東京都水道局によると、兄弟は去年7月から料金滞納が続いていた。
11月以降、水道局の担当者が電話や訪問を試みた。しかし、生活困窮の状況を把握することはできず、区への通報は行われなかった。料金を滞納していて水道停止の対象者は23区だけでも約5万人いるが、生活が苦しい人だけではない。支払い忘れ、お金はあっても意図的に払わない人もいる。そういう状況のなかでは、生活困窮者を把握することはむずかしい。
さらにいえば、料金滞納者に対して訪問を行わない水道事業者もある。検針を民間企業に外注しているケースでは、声がけや困窮状況の把握は新たな業務の依頼ということになる。将来的に検針がスマートメーター(IoT技術を活用した水使用量の把握)に置き換われば、この制度そのものが維持できない可能性もある。
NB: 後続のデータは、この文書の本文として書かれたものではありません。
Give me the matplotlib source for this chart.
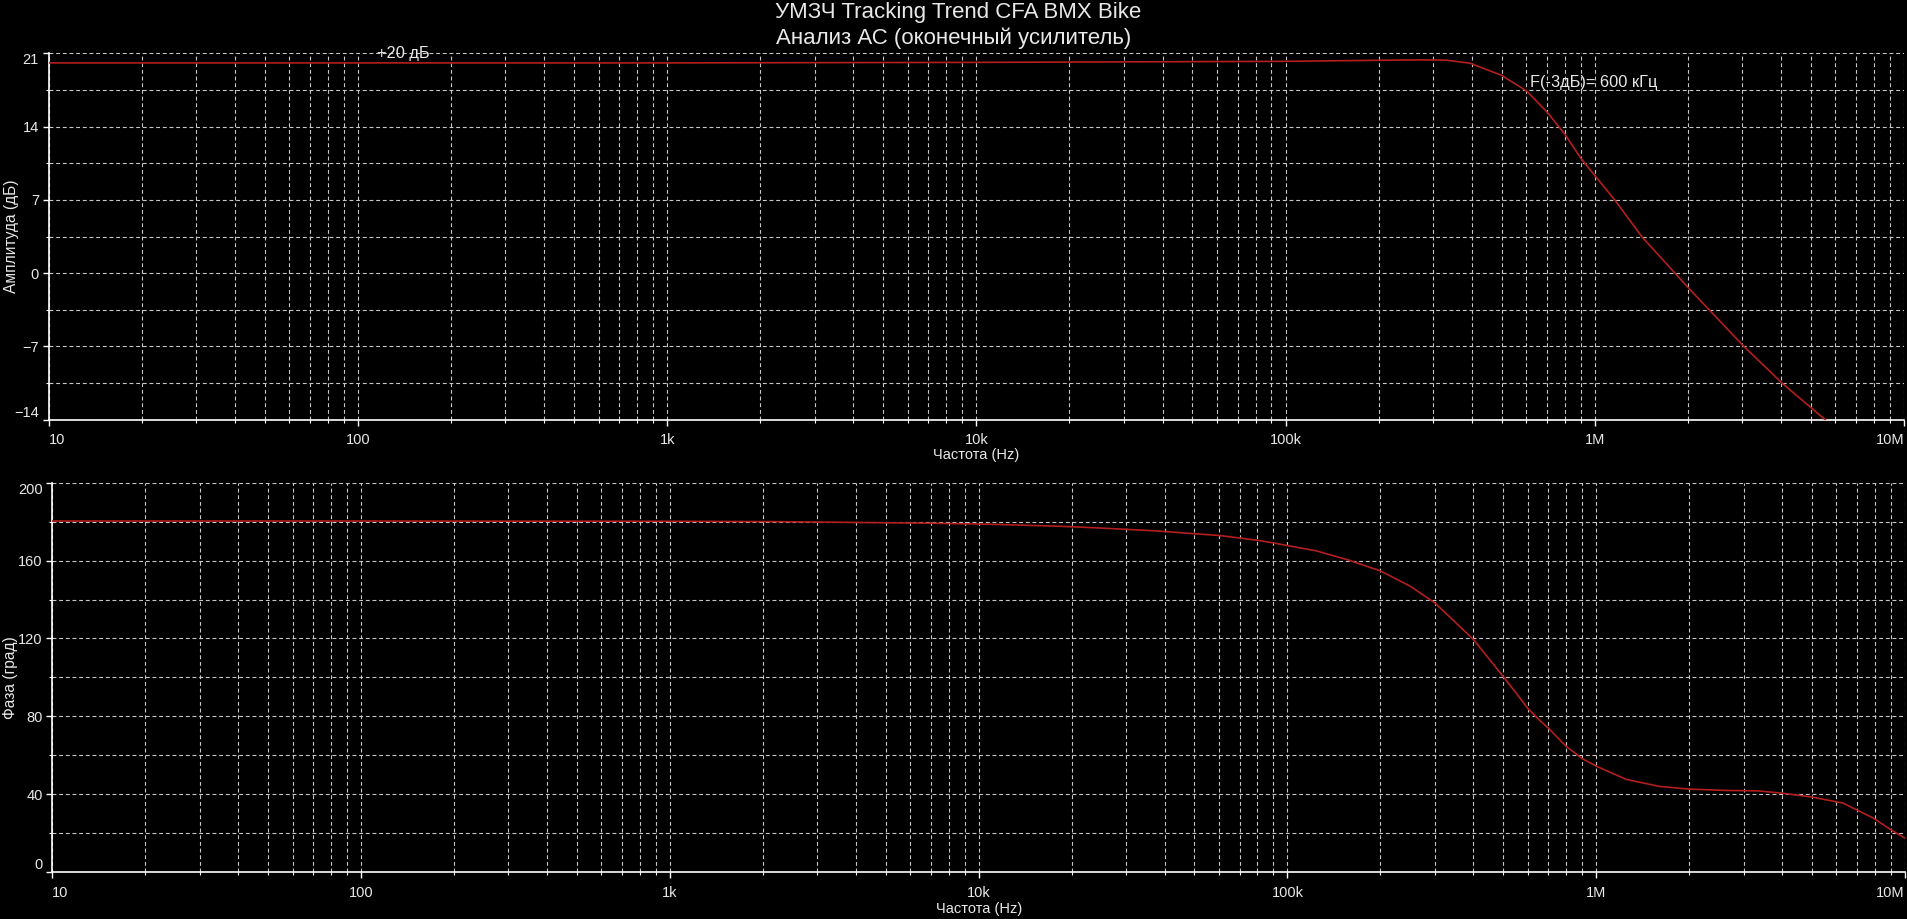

社会的に孤立している人を見守ろうというこの制度を実効あるものにするには、行政とインフラ事業者が協定を見直す必要がある。具体的には、訪問した担当者がどういうところを確認し、どういう状況であれば区に通報するのかという明確な基準が必要になる。それがないために、協定があってもライフライン事業者から行政への通報がごくわずかな件数にとどまっている。
ちなみに東京都清掃局では、ゴミ収集時にお年寄りの家にゴミを受け取りに行ったり、声掛けしながら異常がないかを確認しているケースもある。
個人情報保護という難しい問題はあるが、インフラ事業者や公共サービスがそれぞれに制度を機能させるための基準をつくりながら連携し、今回のような悲しいケースを減らす必要がある。